Designing these high-performance concurrent data structures has long been recognized as a difficult task. Not only is it challenging to develop an implementation that is correct, but the underlying hardware is a moving target; techniques that work well on one system may work poorly on another, and techniques that work on today’s systems may work poorly on tomorrow’s.
What better way to simplify this task than to have an automatic technique to generate a concurrent data structure from existing sequential code? That is the goal set by Calciu et al. in their work on Node Replication (NR). In the following article, they show that not only can a concurrent data structure be built automatically, but that performance is actually competitive with state-of-the-art designs for a series of important workloads.

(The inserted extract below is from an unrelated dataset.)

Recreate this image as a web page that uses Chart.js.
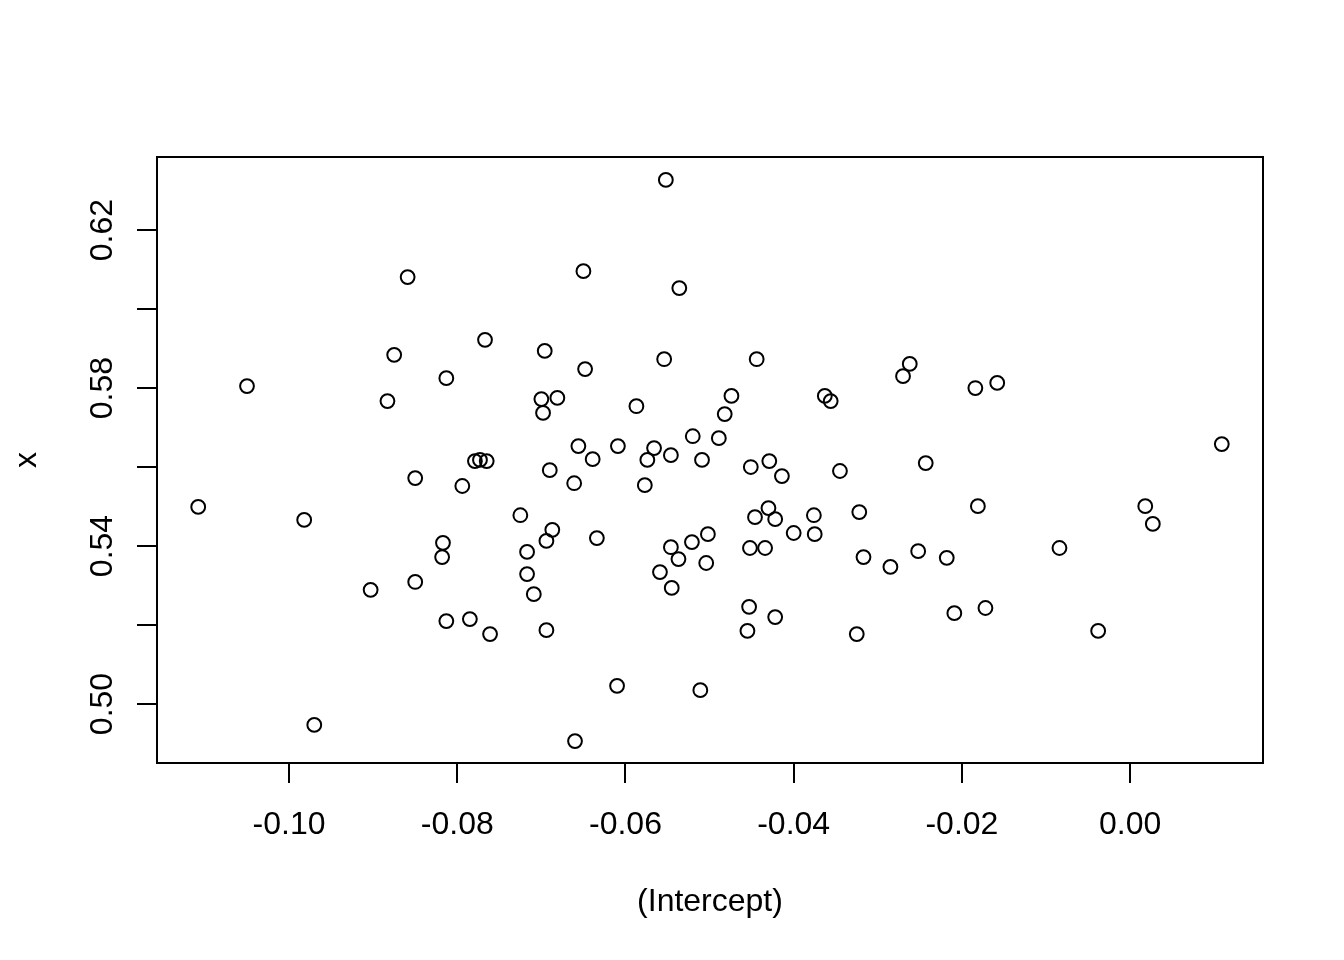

NR achieves this good performance by recognizing that the bottleneck for many concurrent data structures is the memory accesses that are made—particularly when threads on different sockets are "fighting" over the same cache lines, or when threads on one socket are accessing data stored on a different socket. NR reduces these costs by maintaining per-socket synchronized replicas of a data structure, and routing a thread’s requests to its own local replica.
This is a surprising and inspiring result, particularly given that building "universal" constructions for concurrent data structures has been an active research field for over 30 years. Prior work has made important theoretical contributions, not the least of which around the importance of instruction set support for atomic operations such as compare-and-swap. However, NR takes that exploration further both in reaching the point where practical implementations can perform well in some workloads, and also in illustrating the benefits of "mechanical sympathy" between the techniques in the implementation and the physical structure of the underlying machine.
An exciting implication of this paper is it provides a division of responsibility: The implementer of a data structure is responsible for its correctness and for making it efficient in the absence of concurrency. The implementer of NR is responsible for building the replication and routing mechanisms efficiently for a particular machine; improvements to these mechanisms will help any data structure using them. For example, if a new machine has specialized hardware for sending messages between sockets then that could be used within NR without needing to change data structures.
In the longer term, it is interesting to think about broader applications of the ideas used in NR. One is to support shared data structures on machines without hardware cache coherence—both at the scale of multiple processors combined in a system-on-chip, and also in a distributed context between separate machines with a high-performance interconnect.